Monday, 5 August 2019

I Don't Believe in Fate, Except...

Destiny, fate, astrology? Nah. Not for me. I like science and realistic stuff. And yet! Weird stuff keeps happening and I don't know why. Because it definitely isn't because of destiny, fate, or astrology. Defo. Last year, I wrote about how being open minded towards more things, seems to open up opportunities. I riffed about Noel Edmonds for a bit, and seem to remember explaining how to obtain a helicopter all of one's own. Fans of such concepts, can read more here. 

This week, the latest event in a recurring pattern, happened. Let me give you a bit of background.

Lovely Donald Tusk would
say there's a special place
 in hell for those without a sketch
of a plan. But here I am, with no
 meaningful clue about the future.
(I've not been tasked with sorting
Brexit though, so it's fine.)
I don't plan big picture stuff more than about a year ahead. I've moved from school, to University, to job after job, without knowing where it was leading until it led here. Conversely, I plan my day to day stuff to the nth degree (I currently know what I ingredients I need to buy on Wednesday for the meals I will be eating until Saturday) but the larger, life-long planning has never really been a thing for me. Yet, I do seem to have had opportunities fall into my lap without much hassle.
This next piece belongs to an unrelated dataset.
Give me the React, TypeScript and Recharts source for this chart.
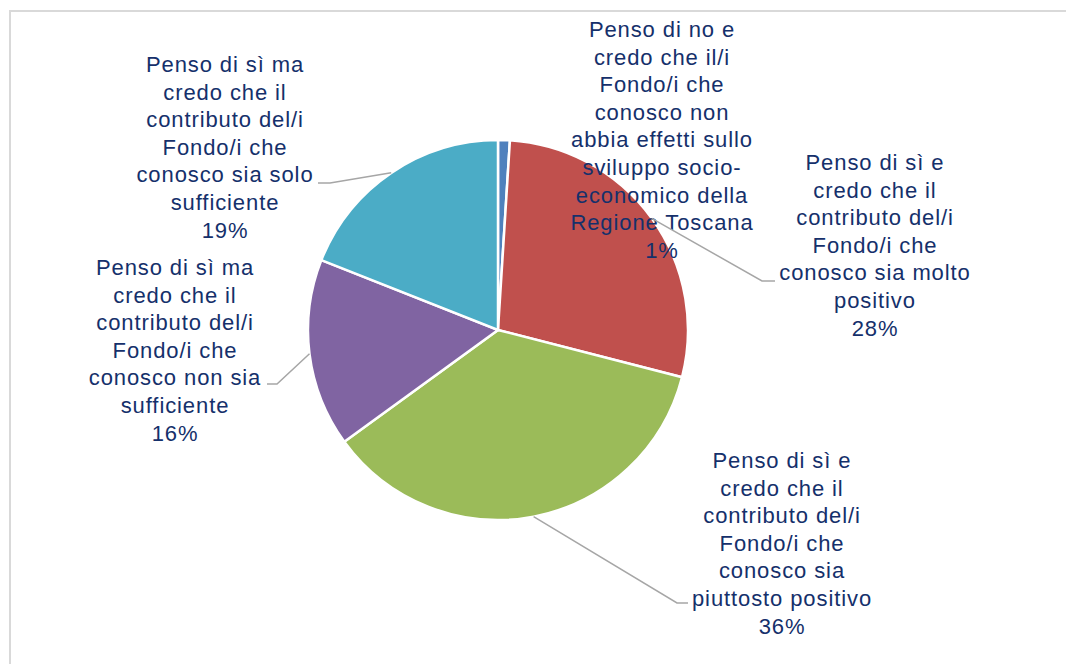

Living the (teaching) dream. Once upon a time.
Back in the day, I didn't want to be a teacher. I worked in part-time play schemes, in a variety of schools, taking the pay cheque and wondering what I really wanted to do. One day, when I arrived at a new placement school, the vibe was different. It was vibrant and exciting. I walked through the corridors to the community room, thinking, 'I don't want to be a teacher but if I did, I'd want to teach here.' End of thought. Several jobs and a year's PGCE later and I was appointed a Y1 teacher at that same school. I had not planned it. It wasn't something for which I'd strived. Circumstances just fell into place one by one. I had the thought, and then a few years later, to my surprise, it happened.


2016. The best of times.
Or how about this? In 2011 I read an article by Caitlin Moran about how her and her family loved holidaying in Aberystwyth. It was a childhood holiday destination of my own, and it made me happy that it was getting a bit of recognition. I idly pondered, as I read the Sunday Times, that it would be cool to swan off on my own, and rent a seaside apartment, without needing a caravan full of family members to accompany me. I even did an online search of the apartment company she referenced. Then I forgot about it. As IF I were ever going to do that in real life. LOLZ. Then, in 2016, after a mad-busy, knackering summer, I decided a couple of days by the sea would be good before the beginning of autumn. I looked at AirBnBs in Cornwall, Whitby and Scotland, but then decided to stick with somewhere I knew. I booked an apartment in Aber. At this point, I'd forgotten all about Caitlin's article. It was just a practical decision to spend downtime in a place I knew my way around. The memory only resurfaced when I recognised the place she'd stayed at - a few doors away from my own rental. Last week was the fourth year in a row I've done my Aber escape. Somewhere since that article, I found the confidence to holiday alone, swan around, and enjoy every seaside second. Maybe, without realising it, I'd subconsciously planned it back in 2011 and as such, it was always going to happen at some point.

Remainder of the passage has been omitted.